For this problem use the equation

torque=(moment of inertia) * (angular acceleration).

So you need the moment of inertia I.

You have to use

I=(1/12) ML^2 where M is the mass of the ladder and L is the length.

This is the formula for the moment of inertia of a rod around an axis at its center.

Sunday, November 16, 2008

Problem 11.9

Use the formula that

torque = moment of inertia * angular acceleration

Find angular acceleration from the information given: (430 rev/min and 2 revs).

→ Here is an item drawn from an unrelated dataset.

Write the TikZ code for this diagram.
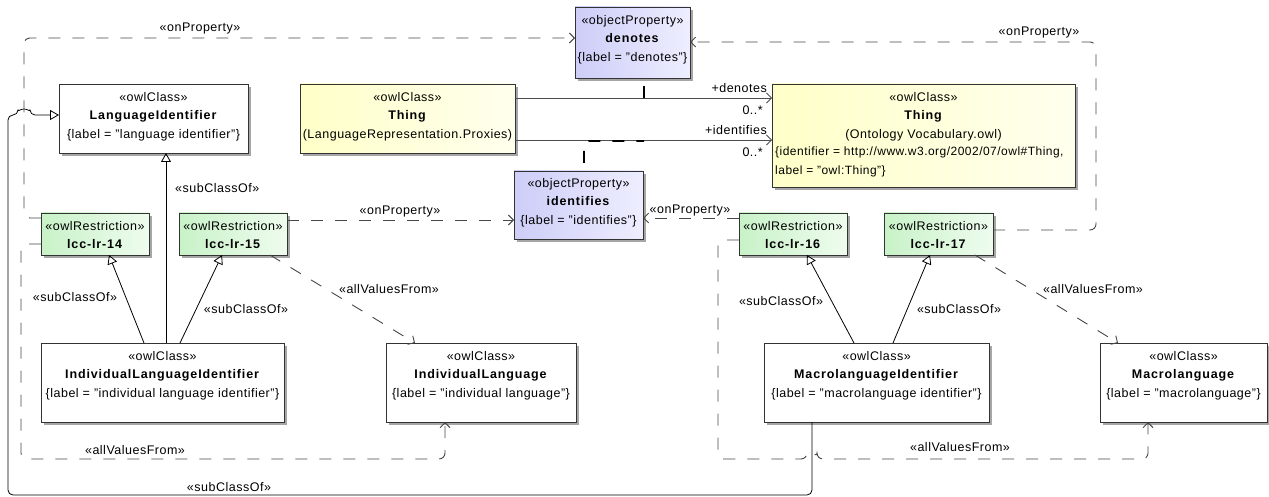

For moment of inertia use the formula for I for a disk.

11.46

For this problem let the axis of rotation be the end of the stick where the paint can is hanging.
Also, assume the whole mass M acts as if at the center of that Mass i.e. 0.5 m away from the
axis of rotation.

Wednesday, November 12, 2008

Problem 9.15

The impulse is the change in momentum. So compute the vector
J= m*vf - m*vi then compute the angle. Note the angle is pointing towards
the top left quadrant so your angle to the x-axis should be larger than 90.

Sunday, November 9, 2008

Problem 9.28

First review your notes. I did a problem very similar to this in class. There
are two steps.

1. First apply conservation of momentum to find the velocity of the putty block system.
2. Then apply conservation of total energy to find the height the putty+block will go.

Problem 9.20

Use conservation of momentum. The initial momentum is zero. Solve for final
momentum of the astronaut. Use this to find velocity and then distance (d=v*t).

Tuesday, October 14, 2008

Problem 6.28

The key to this problem is to note that the tension T is the same for all segments of the rope.
Once you know this, simply draw the forces acting on the two pulleys. For example the lower pullley will feel a force 2T due to the two segments of rope pulling it UP, it will also feel a
force mg pulling it down. The net force will yield the acceleration of the box.